Senegal’s state-owned oil company Petrosen will invest at least $100 million this year to accelerate onshore oil and gas exploration, targeting new crude discoveries in the country’s largely underdeveloped inland basins. The programme comes on the heels of regulatory reforms and the revocation of licences from operators that failed to advance seismic surveys or drilling activities, signalling a tougher government stance on inactive acreage.

Petrosen CEO Alioune Gueye said the geological logic behind the push is compelling. “Given the discoveries offshore, there is strong geological reasoning to expect similar potential onshore,” he said. Energy Minister Birame Souleye Diop confirmed that licences were revoked from operators including Oranto Petroleum after limited progress on agreed exploration programmes, even after deadline extensions.

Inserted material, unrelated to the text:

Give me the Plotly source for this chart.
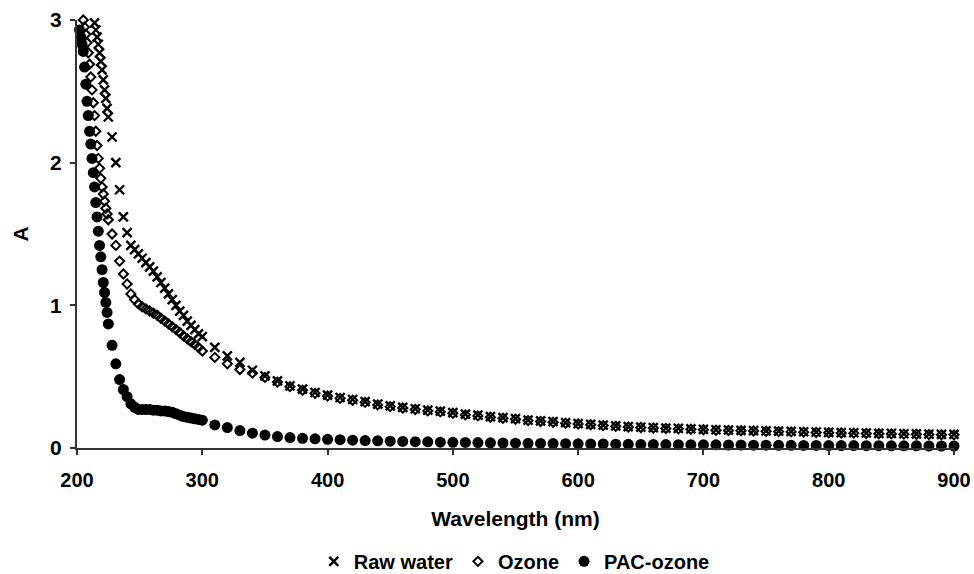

Senegal has recently joined the ranks of Africa’s hydrocarbon producers through two major offshore projects: the Greater Tortue Ahmeyim (GTA) LNG development led by BP, which began exporting cargoes in early 2025, and the Sangomar oil project operated by Woodside Energy Group, which commenced production in 2024. Despite some initial schedule delays, both projects have helped anchor Senegal’s emergence as a regional energy player. BP’s 2023 exit from the Yakaar-Teranga gas project — over disagreements about gas monetisation — led Kosmos Energy to increase its stake from 30% to 90%; BP remains active in Senegal through the GTA project.

Senegal holds proven oil reserves of approximately 1.03 billion barrels and an estimated 450 billion cubic feet of natural gas reserves. By pairing offshore production with renewed inland exploration, the country is aiming to build a second wave of upstream growth, expand its hydrocarbon base, and consolidate its standing as an emerging oil and gas hub in West Africa.